Former Prince George's County teacher Jon Everhart claimed that the principal at Largo High School repeatedly called him racist names and constantly told him and others she intended to fire him because he is white.
"She called me 'poor white trash' and 'white b----,' ” Everhart, 65, said of Largo principal Angelique Simpson-Marcus. "Her behavior was so outlandish."
The teacher sued citing Title VI of the Civil Rights Act of 1964 which "prohibits discrimination on the basis of race, color, and national origin in programs and activities receiving federal financial assistance."
Everhart's attorney, Bryan Chapman, successfully argued that Title VI applied because the school received federal stimulus money in 2008.
The jury sided with the teacher on his discrimination claim, but not the charges of a "hostile workplace." He was awarded the $350,000 for compensatory damages because he experienced health problems as a result of the situation. He may also receive back pay and benefits.
Despite the verdict, principal Simpson-Marcus claims none of the allegations are true. "I never said any of those things," she said. "I don't use that kind of language."
But this isn't just a case of "he said, she said." Mr. Everhart is only one of several teachers who have sued over similar claims. Some of those suing the school feel they were fired for supporting Everhart. Most of the lawsuits were filed over what teachers claim was mistreatment they suffered at the hands of Simpson-Marcus.
Not all suits were connected to Everhart, though.
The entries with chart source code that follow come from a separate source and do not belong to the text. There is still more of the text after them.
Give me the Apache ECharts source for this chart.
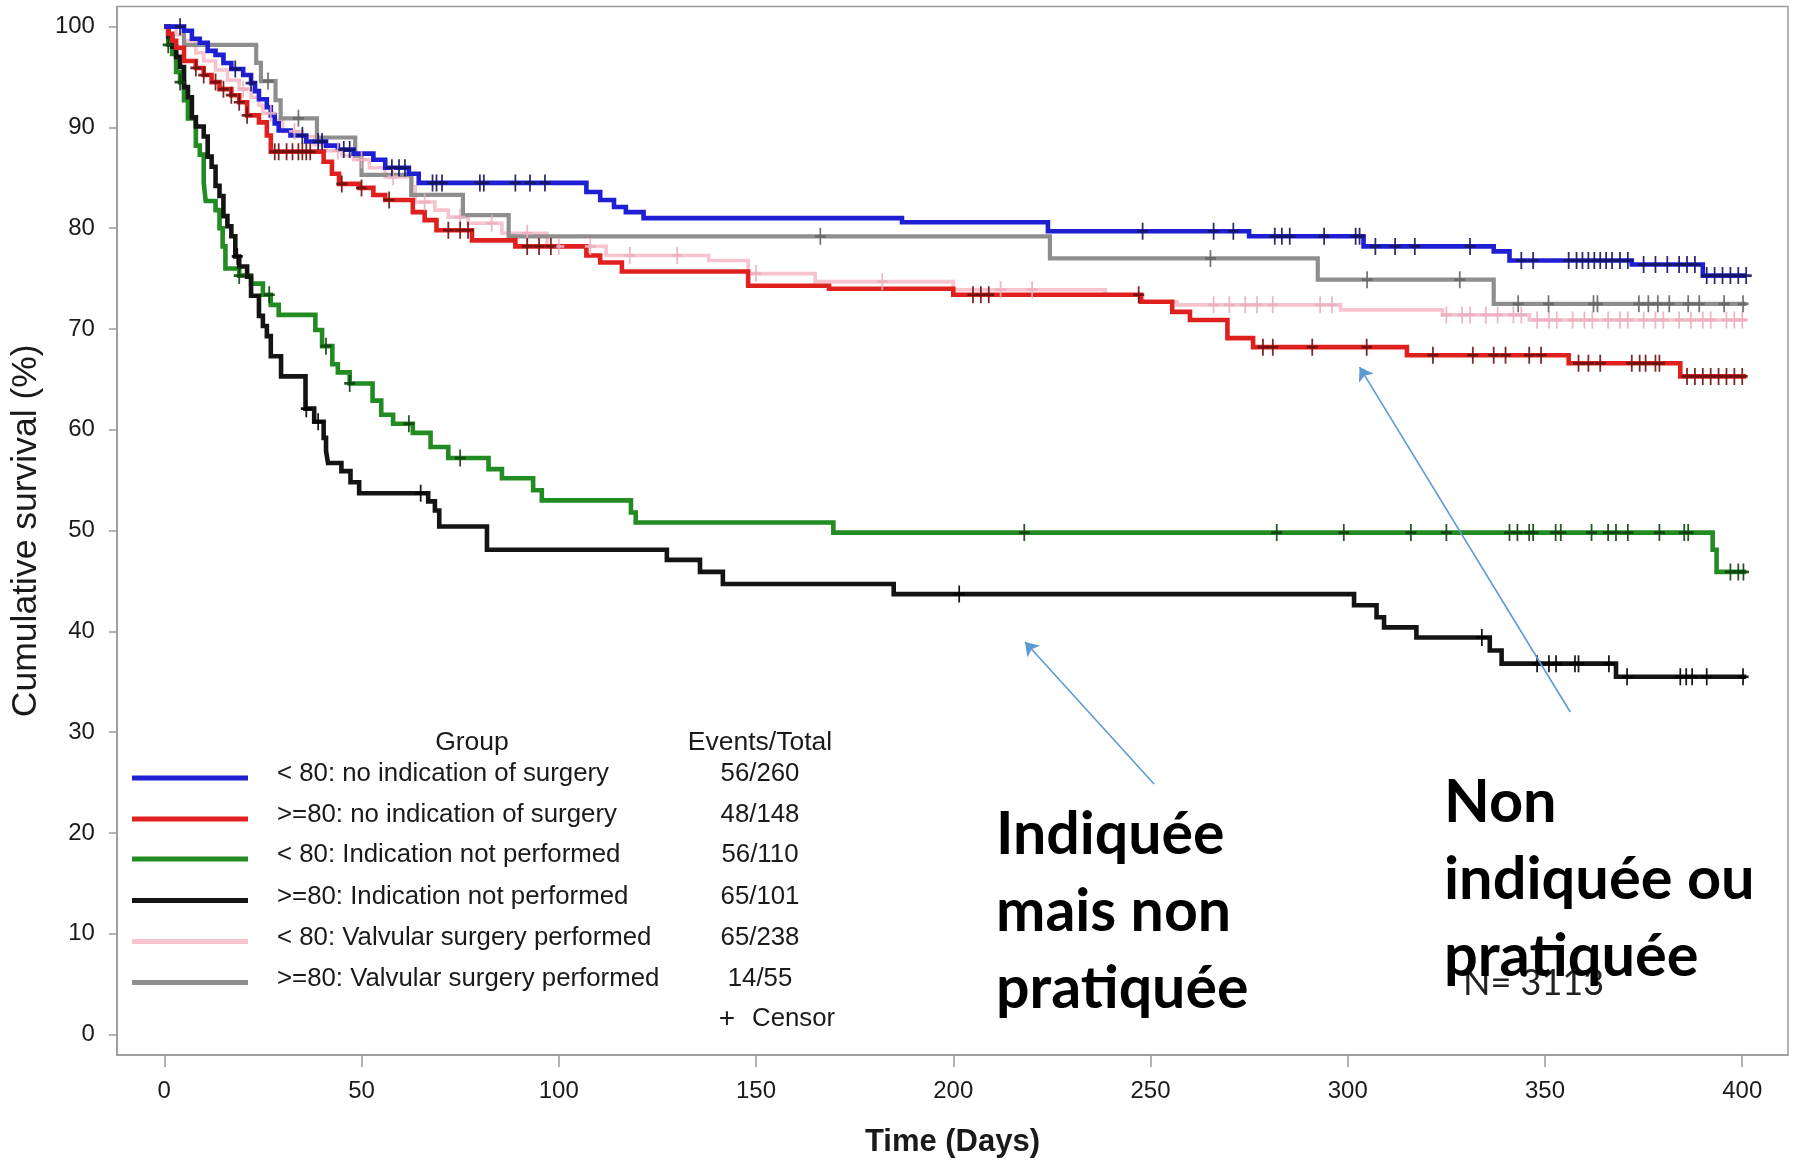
<!DOCTYPE html>
<html>
<head>
<meta charset="utf-8">
<script src="https://cdn.jsdelivr.net/npm/echarts@6/dist/echarts.min.js"></script>
<style>
  html, body { margin: 0; padding: 0; background: #ffffff; }
  #chart { width: 1793px; height: 1167px; }
</style>
</head>
<body>
<div id="chart"></div>
<script>
// ---- axis ticks ----
const xTickValues = [0, 50, 100, 150, 200, 250, 300, 350, 400];
const yTickValues = [0, 10, 20, 30, 40, 50, 60, 70, 80, 90, 100];

// ---- groups ----
const groupLabels = [
  '< 80: no indication of surgery',
  '>=80: no indication of surgery',
  '< 80: Indication not performed',
  '>=80: Indication not performed',
  '< 80: Valvular surgery performed',
  '>=80: Valvular surgery performed'
];
const eventsTotals = ['56/260', '48/148', '56/110', '65/101', '65/238', '14/55'];

// ---- Kaplan-Meier steps: [day, survival (%) from that day on] ----
const kmLt80NoIndication = [[0,100],[5,99.6],[7,98.8],[9,98.4],[11,97.6],[13,97.2],[15,96.4],[17,95.8],[20,95.2],[22,94.4],[23,93.6],[24,92.8],[26,92.0],[27,91.2],[28,90.4],[29,89.7],[32,89.2],[36,88.6],[41,88.2],[44,87.8],[48,87.4],[53,86.8],[56,86.0],[62,85.4],[64.5,84.5],[107,83.6],[110.5,82.8],[114,82.1],[117,81.6],[121.5,81.0],[187,80.6],[224,79.7],[275,79.2],[304,78.2],[337,77.7],[341,76.8],[372,76.4],[390,75.3],[401,75.3]];
const kmGe80NoIndication = [[0,100],[1,99.3],[2,98.6],[3,97.9],[5,96.6],[8,95.9],[10,95.2],[12,94.5],[14,93.8],[17,93.2],[19,92.5],[21,91.2],[24,90.5],[26,89.2],[27,87.6],[40.4,86.6],[42.5,85.4],[44.3,84.4],[49.4,84.0],[53,83.3],[56,82.8],[63,81.6],[66,80.8],[69,79.8],[78,78.8],[89,78.2],[107,77.3],[110.5,76.6],[116,75.7],[148,74.3],[168.5,74.0],[200,73.4],[247.6,72.7],[255.5,71.7],[260,70.9],[269.5,69.1],[276,68.2],[315,67.4],[356,66.6],[384.3,65.3],[401,65.3]];
const kmLt80IndicationNotPerformed = [[0,100],[1,98.2],[2,97.3],[3,95.5],[4,94.5],[5,92.7],[6,90.9],[8,88.2],[9,87.3],[10,84.5],[10.5,82.7],[13,81.8],[14,80.0],[14.8,78.2],[15.5,76.0],[19,75.3],[22,74.5],[25,73.4],[27,72.4],[29,71.4],[38.3,69.9],[40,68.3],[42.6,66.5],[44,65.7],[47,64.6],[52.8,62.9],[55,61.5],[58,60.6],[63,59.7],[67.5,58.3],[72,57.2],[82.2,56.1],[85.6,55.2],[93.5,54.0],[95.7,53.0],[118.3,51.8],[119.5,50.8],[169.6,49.8],[392.5,48.1],[393.5,45.9],[401,45.9]];
const kmGe80IndicationNotPerformed = [[0,100],[1,99],[2,98],[3,97],[4,96],[5,94],[6,93],[7,91],[8,90.1],[10,89.1],[11,87.1],[12,86.1],[13,84.2],[14,83.2],[15,81.2],[16,80.2],[17,79.2],[18,77.2],[19,76.2],[21,75.2],[22,73.3],[24,71.3],[25,70.3],[26,69.3],[27,67.3],[29.6,65.3],[35.8,62.1],[38,60.8],[40.4,59.2],[41,57.9],[41.5,56.7],[44.9,55.9],[47.2,54.8],[49.4,53.7],[66.9,52.9],[68.6,52.0],[69.7,50.4],[81.8,48.1],[127.4,47.1],[135.8,45.9],[141.6,44.7],[184.9,43.7],[301.6,42.6],[307.3,41.4],[309.2,40.4],[317.4,39.4],[336,38.1],[339,36.8],[368,35.5],[401,35.5]];
const kmLt80SurgeryPerformed = [[0,100],[3,99.2],[5,98.6],[8,97.4],[10,96.6],[13,95.7],[16,94.7],[19,93.8],[22,93.0],[24,92.2],[25,91.4],[28,90.7],[30,89.6],[35,89.1],[38,88.3],[41,87.7],[45,87.2],[48,86.8],[52,86.0],[56,85.1],[62.8,84.1],[63.6,82.6],[68.6,81.8],[72,81.1],[77,80.5],[85.6,79.5],[97,78.2],[112,77.3],[138,76.8],[148,75.5],[165,74.7],[200,73.9],[238.5,73.4],[248,72.7],[256.7,72.4],[298.2,71.9],[324,71.4],[346,70.9],[401,70.9]];
const kmGe80SurgeryPerformed = [[0,100],[5,98.2],[23.3,96.4],[24.5,94.6],[28.2,92.7],[29.5,90.9],[38.7,89.0],[48.4,87.2],[50,85.3],[62.6,83.3],[75.7,81.3],[87.3,79.2],[224.5,77.0],[292.4,74.9],[337,72.5],[401,72.5]];

// ---- censored observations (days) ----
const censorLt80NoIndication = [4,18,22,35,39,40,45.5,47,57.7,59.5,61,68,69,70.4,80,81,89,92.7,96.5,248,266,271,281.5,283.3,285.3,294,302,303,307,312,317,331,344,347,356,358,359.5,361,362.5,364,365.5,367,369,371,375,378,381,384,386,388,391,393,395,397,399,401];
const censorGe80NoIndication = [8,10,13,15,17,19,21,28,29,31,32.5,34,35,36,37,45,50,57,72,75,77,92,95,98,205,207,209,247,278.5,281,291,304.8,321.6,331.7,337,340,346,349,358.5,361,364,372,374,375.5,378,379,386,388,390,392,394,396,398,400];
const censorLt80IndicationNotPerformed = [1,4,19,26.6,41,47,62,75,218,282,299,316,325,341,343,346,347,352.7,354,361.8,366,368,371,379,385.3,386.3,397,399,400.3];
const censorGe80IndicationNotPerformed = [18.5,36,39,65,201.5,334,348,351,352.8,357.6,358.5,366.2,370.8,384.3,385.8,387.3,391,400.2];
const censorLt80SurgeryPerformed = [20,27,33,44,50,58,66,75,83,92,100,108,118,130,150,182,212,220,266,270,274,277,281,293,296,325,329,331,335,338,342,344,348,351,353,357,360,362,366,369,371,375,378,380,384,387,390,392,396,398,400];
const censorGe80SurgeryPerformed = [26.3,34,166.3,265.2,304.9,328.4,343.2,350.9,362.3,363.3,373.8,376.2,378.6,381.5,386.3,389.1,395.4,400.2];

// ---- annotation arrows: [tail, head] in [day, %] ----
const arrowIndicated = [[250.9, 24.85], [218.2, 38.94]];
const arrowNotIndicated = [[356.4, 32.0], [303.0, 66.22]];

// ---- styling ----
const lineColors = ['#1e1ed2', '#e0201e', '#228b22', '#141414', '#f7c3cf', '#8e8e8e'];
const censorColors = ['#14145e', '#6a1010', '#0f400f', '#000000', '#eab0be', '#666666'];
const lineWidths = [4.6, 4.6, 4.6, 4.6, 3.6, 4.2];
const FONT = '"Liberation Sans", Arial, Helvetica, sans-serif';
const NOTE_FONT = 'Lato, "Open Sans", sans-serif';
const TEXT_COLOR = '#1a1a1a';

const kmSteps = [kmLt80NoIndication, kmGe80NoIndication, kmLt80IndicationNotPerformed,
                 kmGe80IndicationNotPerformed, kmLt80SurgeryPerformed, kmGe80SurgeryPerformed];
const censorDays = [censorLt80NoIndication, censorGe80NoIndication, censorLt80IndicationNotPerformed,
                    censorGe80IndicationNotPerformed, censorLt80SurgeryPerformed, censorGe80SurgeryPerformed];

// survival level of a step curve at a given day
function survivalAt(steps, day) {
  let s = steps[0][1];
  for (const [t, v] of steps) { if (t <= day) s = v; else break; }
  return s;
}

const plusSymbol = 'path://M4.2,0 H5.8 V4.2 H10 V5.8 H5.8 V10 H4.2 V5.8 H0 V4.2 H4.2 Z';

// draw pink and gray first so the others sit on top
const drawOrder = [4, 5, 2, 3, 1, 0];
const series = [];
drawOrder.forEach(function (g) {
  series.push({
    type: 'line',
    name: groupLabels[g],
    data: kmSteps[g],
    step: 'end',
    showSymbol: false,
    silent: true,
    z: 2,
    lineStyle: { color: lineColors[g], width: lineWidths[g], join: 'miter', cap: 'butt' }
  });
  series.push({
    type: 'scatter',
    name: groupLabels[g] + ' censor',
    data: censorDays[g].map(d => [d, survivalAt(kmSteps[g], d)]),
    symbol: plusSymbol,
    symbolSize: [11, 17],
    silent: true,
    z: 3,
    itemStyle: { color: censorColors[g], opacity: 0.9 }
  });
});

series.push({
  type: 'lines',
  coordinateSystem: 'cartesian2d',
  silent: true,
  z: 5,
  symbol: ['none', 'arrow'],
  symbolSize: 13,
  lineStyle: { color: '#5b9bd5', width: 1.6, opacity: 1, curveness: 0 },
  data: [{ coords: arrowIndicated }, { coords: arrowNotIndicated }]
});

// ---- legend table (drawn as graphics) ----
const legendRowY = [774, 815, 855, 896.5, 937.5, 978.5];
const graphics = [];
graphics.push({ type: 'text', x: 472, y: 743, style: { text: 'Group', font: '26.5px ' + FONT, fill: TEXT_COLOR, align: 'center', verticalAlign: 'middle' } });
graphics.push({ type: 'text', x: 760, y: 743, style: { text: 'Events/Total', font: '26.5px ' + FONT, fill: TEXT_COLOR, align: 'center', verticalAlign: 'middle' } });
groupLabels.forEach(function (label, i) {
  const y = legendRowY[i];
  graphics.push({ type: 'line', shape: { x1: 132, y1: y + 4, x2: 248, y2: y + 4 },
    style: { stroke: lineColors[i], lineWidth: 5 } });
  graphics.push({ type: 'text', x: 277, y: y, style: { text: label, font: '25.8px ' + FONT, fill: TEXT_COLOR, align: 'left', verticalAlign: 'middle' } });
  graphics.push({ type: 'text', x: 760, y: y, style: { text: eventsTotals[i], font: '25.8px ' + FONT, fill: TEXT_COLOR, align: 'center', verticalAlign: 'middle' } });
});
graphics.push({ type: 'text', x: 727, y: 1019, style: { text: '+', font: '28px ' + FONT, fill: TEXT_COLOR, align: 'center', verticalAlign: 'middle' } });
graphics.push({ type: 'text', x: 752, y: 1019, style: { text: 'Censor', font: '25.8px ' + FONT, fill: TEXT_COLOR, align: 'left', verticalAlign: 'middle' } });

// ---- annotations ----
const noteLeft = ['Indiquée', 'mais non', 'pratiquée'];
const noteRight = ['Non', 'indiquée ou', 'pratiquée'];
graphics.push({ type: 'text', x: 1463, y: 983, style: { text: 'N= 3113', font: '36px ' + NOTE_FONT, fill: '#222', align: 'left', verticalAlign: 'middle' } });
noteLeft.forEach(function (t, i) {
  graphics.push({ type: 'text', x: 996, y: 835 + i * 77, style: { text: t, font: 'bold 59px ' + NOTE_FONT, fill: '#000', align: 'left', verticalAlign: 'middle' } });
});
noteRight.forEach(function (t, i) {
  graphics.push({ type: 'text', x: 1444, y: 803 + i * 76.7, style: { text: t, font: 'bold 59.5px ' + NOTE_FONT, fill: '#000', align: 'left', verticalAlign: 'middle' } });
});

const chart = echarts.init(document.getElementById('chart'), null, { renderer: 'canvas' });
chart.setOption({
  animation: false,
  backgroundColor: '#ffffff',
  grid: { left: 114.3, right: 5, top: 6.5, bottom: 112, show: true, borderColor: '#9a9a9a', borderWidth: 1.5, backgroundColor: 'transparent' },
  xAxis: {
    type: 'value', min: -12, max: 411.6,
    name: 'Time (Days)', nameLocation: 'middle', nameGap: 72,
    nameTextStyle: { fontFamily: FONT, fontSize: 31, fontWeight: 'bold', color: TEXT_COLOR },
    axisLine: { show: true, onZero: false, lineStyle: { color: '#9a9a9a', width: 1.5 } },
    axisTick: { show: true, length: 12, customValues: xTickValues, lineStyle: { color: '#9a9a9a', width: 1.5 } },
    axisLabel: { customValues: xTickValues, margin: 24, fontFamily: FONT, fontSize: 24, color: TEXT_COLOR },
    splitLine: { show: false }
  },
  yAxis: {
    type: 'value', min: -2.03, max: 102,
    name: 'Cumulative survival (%)', nameLocation: 'middle', nameGap: 64, nameRotate: 90,
    nameTextStyle: { fontFamily: FONT, fontSize: 35.5, color: TEXT_COLOR },
    axisLine: { show: true, onZero: false, lineStyle: { color: '#9a9a9a', width: 1.5 } },
    axisTick: { show: true, length: 8, customValues: yTickValues, lineStyle: { color: '#9a9a9a', width: 1.5 } },
    axisLabel: { customValues: yTickValues, margin: 22, fontFamily: FONT, fontSize: 24, color: TEXT_COLOR },
    splitLine: { show: false }
  },
  series: series,
  graphic: graphics
});
</script>
</body>
</html>
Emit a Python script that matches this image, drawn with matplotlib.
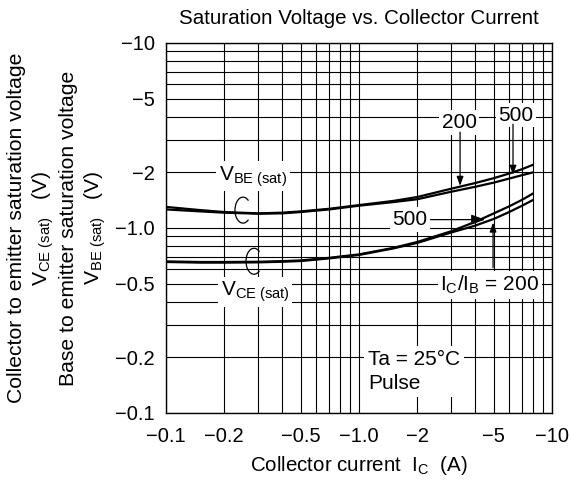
import numpy as np
import matplotlib
matplotlib.use("Agg")
import matplotlib.pyplot as plt
from matplotlib.ticker import FixedLocator, LogLocator, NullFormatter
from matplotlib.patches import Arc
from matplotlib.transforms import ScaledTranslation

plt.rcParams['font.family'] = ['Liberation Sans', 'DejaVu Sans']
plt.rcParams['mathtext.fontset'] = 'custom'
plt.rcParams['mathtext.rm'] = 'Liberation Sans'
plt.rcParams['mathtext.it'] = 'Liberation Sans:italic'

# ---- data (currents/voltages are negative) ----
ic = [-0.1, -0.15, -0.2, -0.3, -0.4, -0.5, -0.7, -1.0, -1.5, -2, -3, -4, -5, -6, -7, -8]
vbe_200 = [-1.30, -1.25, -1.22, -1.20, -1.21, -1.23, -1.27, -1.33, -1.40, -1.47, -1.63, -1.75, -1.86, -1.97, -2.08, -2.20]
vbe_500 = [-1.26, -1.23, -1.21, -1.195, -1.20, -1.22, -1.26, -1.32, -1.38, -1.43, -1.57, -1.67, -1.76, -1.85, -1.93, -2.00]
vce_500 = [-0.66, -0.655, -0.655, -0.657, -0.662, -0.668, -0.69, -0.72, -0.78, -0.84, -0.96, -1.08, -1.20, -1.31, -1.42, -1.54]
vce_200 = [-0.655, -0.65, -0.65, -0.652, -0.657, -0.663, -0.685, -0.715, -0.775, -0.83, -0.945, -1.03, -1.12, -1.22, -1.32, -1.42]

x_ticks = [-0.1, -0.2, -0.5, -1.0, -2, -5, -10]
x_ticklabels = ["\u22120.1", "\u22120.2", "\u22120.5", "\u22121.0", "\u22122", "\u22125", "\u221210"]
y_ticks = [-0.1, -0.2, -0.5, -1.0, -2, -5, -10]
y_ticklabels = ["\u22120.1", "\u22120.2", "\u22120.5", "\u22121.0", "\u22122", "\u22125", "\u221210"]

W, H = 571, 482
fig = plt.figure(figsize=(W / 100, H / 100), dpi=100)
ax = fig.add_axes([166 / W, 1 - 413 / H, 386 / W, 370 / H])

ax.set_xscale('log')
ax.set_yscale('log')
ax.set_xlim(0.1, 10)
ax.set_ylim(0.1, 10)

x = np.abs(ic)
for s in (vbe_200, vbe_500, vce_500, vce_200):
    ax.plot(x, np.abs(s), color='black', lw=1.6, solid_capstyle='butt', zorder=3)

# grid
ax.xaxis.set_major_locator(FixedLocator(np.abs(x_ticks)))
ax.yaxis.set_major_locator(FixedLocator(np.abs(y_ticks)))
ax.xaxis.set_minor_locator(LogLocator(base=10, subs=np.arange(2, 10)))
ax.yaxis.set_minor_locator(LogLocator(base=10, subs=np.arange(2, 10)))
ax.xaxis.set_minor_formatter(NullFormatter())
ax.yaxis.set_minor_formatter(NullFormatter())
ax.set_xticklabels(x_ticklabels)
ax.set_yticklabels(y_ticklabels)
ax.grid(which='both', color='black', lw=0.8, zorder=1)
ax.tick_params(which='both', length=0)
ax.tick_params(axis='x', pad=10, labelsize=14.5)
ax.tick_params(axis='y', pad=8, labelsize=14.5)
for sp in ax.spines.values():
    sp.set_linewidth(1.0)
    sp.set_color('black')

ax.set_title("Saturation Voltage vs. Collector Current", fontsize=14.8, pad=13.5)
ax.set_xlabel(r"Collector current  $\mathregular{I_C}$  (A)", fontsize=14.8, labelpad=6)

# multi-line y label
ylab = ["Collector to emitter saturation voltage",
        r"$\mathregular{V_{CE\ (sat)}}$   (V)",
        "Base to emitter saturation voltage",
        r"$\mathregular{V_{BE\ (sat)}}$   (V)"]
ylab_x = [17, 43, 69, 95]
for t, xp in zip(ylab, ylab_x):
    fig.text(xp / W, 1 - 228 / H, t, rotation=90, ha='center', va='center', fontsize=15.2)

bb = dict(facecolor='white', edgecolor='none', pad=2)
ap = dict(arrowstyle='-|>,head_length=0.55,head_width=0.2', color='black', lw=0.9,
          shrinkA=0, shrinkB=0)

ax.text(0.2825, 1.90, r"$\mathregular{V_{BE\ (sat)}}$", ha='center', va='center', fontsize=15, bbox=bb, zorder=4)
ax.text(0.289, 0.450, r"$\mathregular{V_{CE\ (sat)}}$", ha='center', va='center', fontsize=15, bbox=bb, zorder=4)
ax.text(4.77, 0.491, r"$\mathregular{I_C/I_B}$ = 200", ha='center', va='center', fontsize=15, bbox=bb, zorder=4)
ax.text(1.113, 0.168, "Ta = 25\u00b0C\nPulse", ha='left', va='center', fontsize=15,
        linespacing=1.3, bbox=dict(facecolor='white', edgecolor='none', pad=3), zorder=4)

# VCE 500 arrow
ax.annotate("500", xy=(4.5, 1.11), xytext=(1.84, 1.11), ha='center', va='center', fontsize=15,
            bbox=bb, arrowprops=ap, zorder=4)
# VCE 200 arrow
ax.annotate("", xy=(4.95, 1.07), xytext=(4.95, 0.61), arrowprops=ap, zorder=4)
# VBE 200
ax.text(3.30, 3.71, "200", ha='center', va='center', fontsize=15, bbox=bb, zorder=4)
ax.annotate("", xy=(3.34, 1.69), xytext=(3.34, 3.30), arrowprops=ap, zorder=4)
# VBE 500
ax.text(6.51, 4.08, "500", ha='center', va='center', fontsize=15, bbox=bb, zorder=4)
ax.annotate("", xy=(6.28, 1.94), xytext=(6.28, 3.64), arrowprops=ap, zorder=4)

# small brace marks on the curve pairs
for (bx, by) in [(0.2446, 1.249), (0.279, 0.661)]:
    tr = fig.dpi_scale_trans + ScaledTranslation(bx, by, ax.transData)
    arc = Arc((0.02, 0), 0.16, 0.26, theta1=60, theta2=300, transform=tr, color='black', lw=0.9, zorder=4)
    ax.add_artist(arc)

fig.savefig("out.png", dpi=100)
One suit, for instance, came from a light-skinned African American teacher who says he was denied promotion because Simpson-Marcus openly prefers dark-skinned blacks.
When Everhart and Simpson-Marcus first tangled in 2003, Everhart says that the woman who was then a gym teacher told students that the only reason the district hired a white teacher is because he couldn't get a job anywhere else.
Everhart also alleges that Simpson-Marcus warned him that once she became principal he would be the first person she would fire.
Records show that Everhart had high teacher performance ratings and was even named "teacher of the year" until Simpson-Marcus became principal and then his satisfactory evaluations came to an abrupt halt.
Simpson-Marcus transferred Everhart out of his position teaching honors English despite that he was popular with students. The principal is said to have informed students that Everhart was going to be fired.
Everhart's attorney successfully argued that the teacher filed multiple complaints with the school district and all were ignored. He also tried to transfer to a different school in the district but his transfer was blocked by administrators. Everhart's attorney also says that the district never launched any investigation into Simpson-Marcus' behavior until the teacher won his lawsuit.
After his award was handed down, Everhart said he felt justice was served.
"I do feel as though I have been vindicated," he said.